As of Friday, the Legalización Mexicano de Autos websites, 'Mexicano Si Se Puede' and, 'Mexicano Si Se Puede' were still online and says it has been in business for ten years.
For years, legalization companies have setup business in predominately Latino communities in the U.S. offering and selling documents to temporarily travel or permanently import vehicles into Mexico. Some local Latino businesses do offer the service, it is convenient for people to buy the documents locally instead of going to the Chicago Mexican Consulate and are legitimate. But to safe guard from bogus vehicle legalization documents, people should travel to the Chicago Mexican Consulate to get legalized vehicle temporary travel permits or import documents processed to avoid any problems while crossing the border. People can use bordertown vehicle legalization businesses and if any problems arise they can resolve most problems in the border compared to a business located in the midwest.
On Friday, attempts to contact Acosta-Valdez were unsuccessful, his personal cell phone voice mail box was full. The answering massage said, Legalización Mexicano de Autos was a professional business and specialized in legalization of vehicles from 1993 to 2009 to be imported into Mexico. Acosta-Valdez has not been seen for about one month in his businesses.

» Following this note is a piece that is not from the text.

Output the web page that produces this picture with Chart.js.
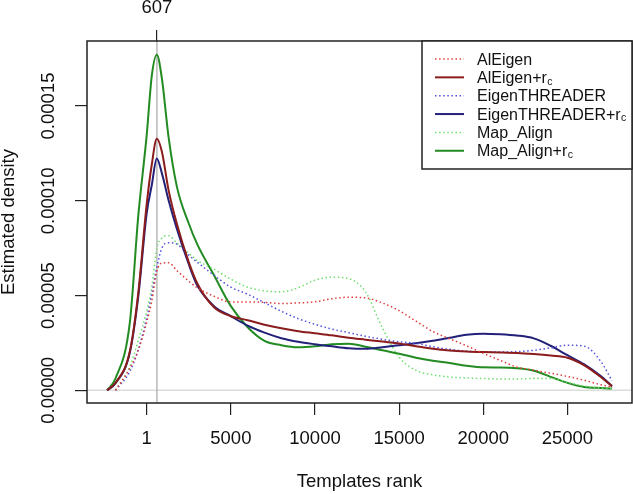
<!DOCTYPE html>
<html>
<head>
<meta charset="utf-8">
<script src="https://cdn.jsdelivr.net/npm/chart.js@4.4.0/dist/chart.umd.min.js"></script>
<style>
html, body { margin: 0; padding: 0; background: #fff; }
#wrap { width: 633px; height: 494px; }
</style>
</head>
<body>
<div id="wrap"><canvas id="chart" width="633" height="494"></canvas></div>
<script>
// template rank where each density estimate was read
const rankGrid = [-2350, -1850, -1000, -500, 0, 300, 600, 900, 1300, 1800, 2500, 3000, 4000, 5000,
    6000, 7000, 8000, 9000, 10000, 11000, 12000, 13000, 14000, 15000, 16000, 17000, 18000, 19000,
    20000, 21000, 22000, 23000, 24000, 25000, 26000, 27000, 27650];

const alEigen = [null, 0, 1.16e-5, 2.11e-5, 3.59e-5, 4.70e-5, 6.28e-5, 6.71e-5, 6.73e-5, 6.31e-5, 5.76e-5, 5.41e-5,
    4.96e-5, 4.66e-5, 4.66e-5, 4.64e-5, 4.58e-5, 4.61e-5, 4.67e-5, 4.83e-5, 4.91e-5, 4.88e-5, 4.61e-5, 4.20e-5,
    3.65e-5, 3.10e-5, 2.72e-5, 2.35e-5, 1.95e-5, 1.58e-5, 1.22e-5, 1.06e-5, 9.0e-6, 7.3e-6, 5.3e-6, 2.9e-6, 1.7e-6];
const alEigenRc = [0, 4.0e-6, 2.06e-5, 5.14e-5, 9.82e-5, 1.19e-4, 1.327e-4, 1.26e-4, 1.056e-4, 8.76e-5, 6.76e-5, 5.65e-5,
    4.38e-5, 3.91e-5, 3.70e-5, 3.46e-5, 3.27e-5, 3.12e-5, 3.01e-5, 2.90e-5, 2.77e-5, 2.67e-5, 2.57e-5, 2.47e-5,
    2.32e-5, 2.19e-5, 2.10e-5, 2.05e-5, 2.02e-5, 2.00e-5, 1.97e-5, 1.91e-5, 1.83e-5, 1.72e-5, 1.32e-5, 6.9e-6, 2.0e-6];
const eigenThreader = [null, 0, 1.0e-5, 2.16e-5, 3.80e-5, 5.07e-5, 6.49e-5, 7.50e-5, 7.79e-5, 7.71e-5, 7.13e-5, 6.76e-5,
    6.07e-5, 5.44e-5, 5.07e-5, 4.62e-5, 4.17e-5, 3.78e-5, 3.48e-5, 3.23e-5, 3.04e-5, 2.85e-5, 2.69e-5, 2.56e-5,
    2.48e-5, 2.30e-5, 2.16e-5, 2.07e-5, 2.02e-5, 2.02e-5, 2.04e-5, 2.11e-5, 2.24e-5, 2.38e-5, 2.33e-5, 1.50e-5, 5.0e-6];
const eigenThreaderRc = [0, 3.7e-6, 2.0e-5, 4.96e-5, 9.35e-5, 1.082e-4, 1.223e-4, 1.146e-4, 1.003e-4, 8.5e-5, 6.65e-5, 5.54e-5,
    4.44e-5, 3.91e-5, 3.41e-5, 3.04e-5, 2.75e-5, 2.56e-5, 2.43e-5, 2.32e-5, 2.22e-5, 2.19e-5, 2.27e-5, 2.38e-5,
    2.48e-5, 2.61e-5, 2.77e-5, 2.93e-5, 2.99e-5, 2.96e-5, 2.89e-5, 2.74e-5, 2.35e-5, 1.85e-5, 1.37e-5, 7.4e-6, 2.3e-6];
const mapAlign = [null, 0, 1.27e-5, 2.64e-5, 4.17e-5, 5.44e-5, 7.5e-5, 8.03e-5, 8.16e-5, 7.76e-5, 7.23e-5, 6.86e-5,
    6.39e-5, 5.86e-5, 5.44e-5, 5.25e-5, 5.20e-5, 5.41e-5, 5.81e-5, 5.97e-5, 5.89e-5, 5.2e-5, 3.3e-5, 1.75e-5,
    1.05e-5, 8.2e-6, 7.0e-6, 6.5e-6, 6.2e-6, 6.0e-6, 6.0e-6, 6.3e-6, 6.2e-6, 4.2e-6, 2.3e-6, 1.1e-6, 0.7e-6];
const mapAlignRc = [0, 6.3e-6, 3.59e-5, 9.2e-5, 1.346e-4, 1.658e-4, 1.771e-4, 1.647e-4, 1.336e-4, 1.072e-4, 8.8e-5, 7.71e-5,
    6.07e-5, 4.44e-5, 3.33e-5, 2.61e-5, 2.38e-5, 2.27e-5, 2.32e-5, 2.43e-5, 2.46e-5, 2.30e-5, 2.11e-5, 1.93e-5,
    1.72e-5, 1.56e-5, 1.44e-5, 1.30e-5, 1.21e-5, 1.20e-5, 1.16e-5, 1.03e-5, 7.1e-6, 3.9e-6, 1.7e-6, 1.2e-6, 0.9e-6];

const seriesLabels = ['AlEigen', 'AlEigen+r', 'EigenTHREADER', 'EigenTHREADER+r', 'Map_Align', 'Map_Align+r'];
const seriesSubscripts = ['', 'c', '', 'c', '', 'c'];
const seriesColors = ['#e03c3c', '#8b1c1c', '#5050dd', '#23207a', '#6ede6e', '#228b22'];
const seriesDotted = [true, false, true, false, true, false];
const seriesValues = [alEigen, alEigenRc, eigenThreader, eigenThreaderRc, mapAlign, mapAlignRc];

const xTicks = [1, 5000, 10000, 15000, 20000, 25000];
const yTicks = [0, 0.00005, 0.0001, 0.00015];
const markedRank = 607;

const FONT = '"Liberation Sans", Arial, Helvetica, sans-serif';
const X_MIN = -3547, X_MAX = 28836;

const referenceLinesPlugin = {
    id: 'referenceLines',
    beforeDatasetsDraw(chart) {
        const { ctx, chartArea: { left, right, top, bottom }, scales: { x, y } } = chart;
        ctx.save();
        ctx.lineWidth = 1.5;
        ctx.strokeStyle = '#dcdcdc';
        const y0 = y.getPixelForValue(0);
        ctx.beginPath();
        ctx.moveTo(left, y0);
        ctx.lineTo(right, y0);
        ctx.stroke();
        ctx.strokeStyle = '#b8b8b8';
        const xm = x.getPixelForValue(markedRank);
        ctx.beginPath();
        ctx.moveTo(xm, top);
        ctx.lineTo(xm, bottom);
        ctx.stroke();
        ctx.restore();
    }
};

const boxLegendPlugin = {
    id: 'boxLegend',
    afterDatasetsDraw(chart) {
        const { ctx, chartArea: ca } = chart;
        ctx.save();
        ctx.lineWidth = 1.5;
        ctx.strokeStyle = '#222';
        ctx.strokeRect(ca.left, ca.top, ca.right - ca.left, ca.bottom - ca.top);

        // legend box in the top right corner
        const lw = 210, lh = 128;
        const lx = ca.right - lw, ly = ca.top;
        ctx.fillStyle = '#fff';
        ctx.fillRect(lx, ly, lw, lh);
        ctx.strokeRect(lx, ly, lw, lh);
        chart.data.datasets.forEach((ds, i) => {
            const ry = ly + 18 + i * 18.35;
            ctx.beginPath();
            ctx.setLineDash(ds.borderDash || []);
            ctx.lineWidth = ds.borderWidth;
            ctx.strokeStyle = ds.borderColor;
            ctx.moveTo(lx + 13, ry);
            ctx.lineTo(lx + 42, ry);
            ctx.stroke();
            ctx.setLineDash([]);
            ctx.fillStyle = '#111';
            ctx.textBaseline = 'alphabetic';
            ctx.textAlign = 'left';
            ctx.font = '16px ' + FONT;
            ctx.fillText(seriesLabels[i], lx + 55, ry + 5.5);
            if (seriesSubscripts[i]) {
                const w = ctx.measureText(seriesLabels[i]).width;
                ctx.font = '10.5px ' + FONT;
                ctx.fillText(seriesSubscripts[i], lx + 55 + w + 0.5, ry + 7.3);
            }
        });
        ctx.restore();
    }
};

const datasets = seriesLabels.map((label, i) => ({
    label: label + seriesSubscripts[i],
    data: rankGrid.map((r, j) => ({ x: r, y: seriesValues[i][j] })),
    borderColor: seriesColors[i],
    borderWidth: seriesDotted[i] ? 1.5 : 2,
    borderDash: seriesDotted[i] ? [1.5, 2.6] : [],
    cubicInterpolationMode: 'monotone',
    pointRadius: 0,
    fill: false,
    spanGaps: false
}));

const tickFont = { family: FONT, size: 18.5 };

new Chart(document.getElementById('chart').getContext('2d'), {
    type: 'line',
    data: { datasets },
    options: {
        responsive: false,
        animation: false,
        layout: { padding: { right: 1 } },
        plugins: { legend: { display: false }, tooltip: { enabled: false } },
        scales: {
            x: {
                type: 'linear', position: 'bottom', min: X_MIN, max: X_MAX,
                afterBuildTicks: s => { s.ticks = xTicks.map(v => ({ value: v })); },
                afterFit: s => { s.height = 91; },
                border: { display: false },
                grid: { drawOnChartArea: false, tickLength: 12, color: '#222', lineWidth: 1.2 },
                ticks: { autoSkip: false, maxRotation: 0, padding: 13, color: '#111', font: tickFont, callback: v => String(v) },
                title: { display: true, text: 'Templates rank', color: '#111', font: tickFont, padding: { top: 0, bottom: 1 } }
            },
            xTop: {
                type: 'linear', position: 'top', min: X_MIN, max: X_MAX,
                afterBuildTicks: s => { s.ticks = [{ value: markedRank }]; },
                afterFit: s => { s.height = 41; },
                border: { display: false },
                grid: { drawOnChartArea: false, tickLength: 11, color: '#222', lineWidth: 1.2 },
                ticks: { autoSkip: false, maxRotation: 0, padding: 11, color: '#111', font: tickFont, callback: v => String(v) }
            },
            y: {
                type: 'linear', position: 'left', min: -0.0000067, max: 0.0001843,
                afterBuildTicks: s => { s.ticks = yTicks.map(v => ({ value: v })); },
                afterFit: s => { s.width = 87; },
                border: { display: false },
                grid: { drawOnChartArea: false, tickLength: 12, color: '#222', lineWidth: 1.2 },
                ticks: { autoSkip: false, minRotation: 90, maxRotation: 90, crossAlign: 'center', padding: -7.5,
                    color: '#111', font: tickFont, callback: v => v.toFixed(5) },
                title: { display: true, text: 'Estimated density', color: '#111', font: tickFont, padding: { top: -2 } }
            }
        }
    },
    plugins: [referenceLinesPlugin, boxLegendPlugin]
});
</script>
</body>
</html>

Previously, Acosta-Valdez had launched an ad blitz campaign targeting customers by advertising in local Spanish newspapers, radio, and magazines that Legalización Mexicano was buying autos, and heavy construction equipment with or without titles. People could buy vehicles in Milwaukee and they would be delivered in Mexico, no documents required, and everyone qualified, according to the ads.
The U.S. Attorney's office in Chicago, IL was contacted on Friday for information concerning Acosta-Valdez and his business practices. The federal public information officer with the U.S. Attorney's office could not confirm, if Acosta-Valdez has a pending investigation or a federal indictment and charges are expected.